The most recent research indicates the opposite to be true and reflects what parents already know: CONTENT MATTERS. The real issues are ones of moderation–making sure that you limit the amount of screen time; content–looking for programming that a baby is capable of not only attending to but understanding; and context–using TV like any other developmental experience for your child…talk about it, describe it, play along–use it to frame your natural interactions.
Damning the medium itself does not help us to understand how, when and why it might be an effective tool. We live in a highly media and screen-centric world. Our goal is to better understand the effective and responsible role of media in all of our lives…and we know now that what’s on the screen and how it’s presented can and does make a difference. That’s what we need to focus on.Unlike so many baby DVDs that simply display collections of images or are akin to video flash cards, our “adventures” feature eebee, the baby’s baby, along with real babies and real grown-ups engaged in real-world, hands-on play. Rather than an “adventure” being about the “seasons,” or “animals,” each adventure is based on a play curriculum. They are social. And babies are social learners. For example, eebee and friends play with water, paper and boxes, light and shadow, rolling and sliding, making music, building and un-building, or filling and dumping and grown-ups assist, describe and play along–just like in the real-world and just like the developmental research and experts suggest.
The Parents’ Choice Foundation says our approach is “much more engaging than typical DVDs aimed at cultivating geniuses, this is a guide for cultivating good parents.”
We know that watching is no substitute for actual experience, but observing and modeling are often the first step to doing—for babies and for parents.
We want to not only engage babies, but inspire parents as well. Our goal is to be a catalyst for real-world play, to focus on the foundational skills babies can only build through experience, and to celebrate the natural everyday interactions with parents that are essential for learning.The exciting and satisfying result of this baby- and play-centered approach is the countless reports from families who describe how they are not only playing and interacting with their babies during an “adventure,” but before and after as well. Hearing these stories, receiving baby pictures, and knowing that we are a playful addition to a parent’s arsenal of learning tools are what truly inspires us.
Dr. Kathy Hirsch-Pasek, author of Einstein Never Used Flashcards, says “After decades of research, scientists and child development experts have come to a clear conclusion: Play is the best way for children to learn.” Yet Hirsh-Pasek is also an academic advisor for eebee’s adventures. Hirsh-Pasek says, “eebee’s adventures sparkle with a creativity that shows how the magic of everyday moments can become extraordinary learning opportunities.”

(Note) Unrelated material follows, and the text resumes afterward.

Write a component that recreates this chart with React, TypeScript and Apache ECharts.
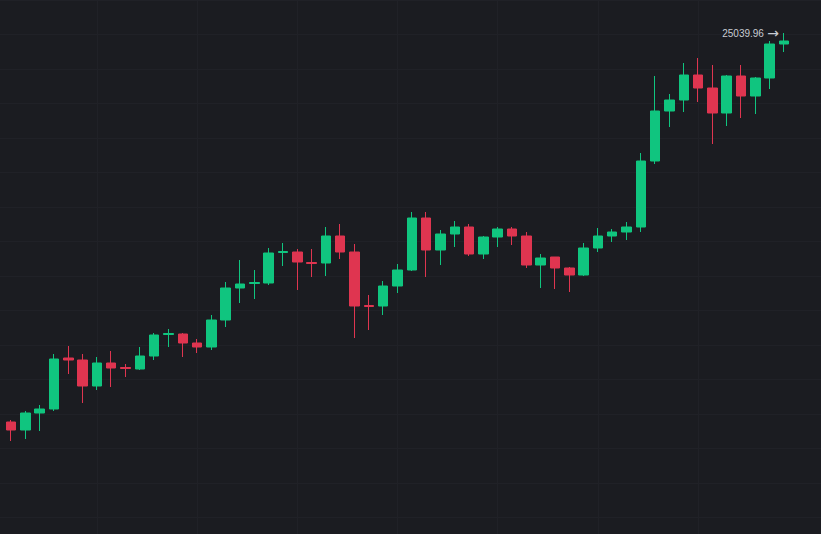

Hirsh-Pasek believes that video content that can “come off the screen and onto the living room floor” might have the potential to prompt real interactions between a parent and child and therefore, could make a difference for both parent and baby. She acknowledges that more research needs to be done on the topic..
Dr. Deborah Linebarger, a children’s media research scholar at the University of Pennsylvania, echoes Hirsh-Pasek’s point of view, and has been at the forefront of conducting research that is both longitudinal and that looks at what’s actually on the screen. “If what’s on the screen reflects a baby’s world and the types of situations a child might naturally be observing, then there’s the likelihood that very young children can understand it and potentially learn from it,” she says.
The reality is that babies, in general, are social learners. Babies get a lot of stimulation from a lot of very different stimuli…people, pets, books, music, toys, boxes, keys, your glasses, your hair, your clothing, pots, pans, doors… and videos. Nevertheless, they need you, their first teacher (and favorite toy) to help them make sense of the world and build knowledge and skills. If moderate co-viewing of appropriate content results in babies and parents smiling, laughing, talking, singing, dancing, and playing, before, during or after viewing, isn’t that, after all, exactly what the doctors ordered?
**on several occasions the press has referred to eebee as “the Un-baby Einstein.”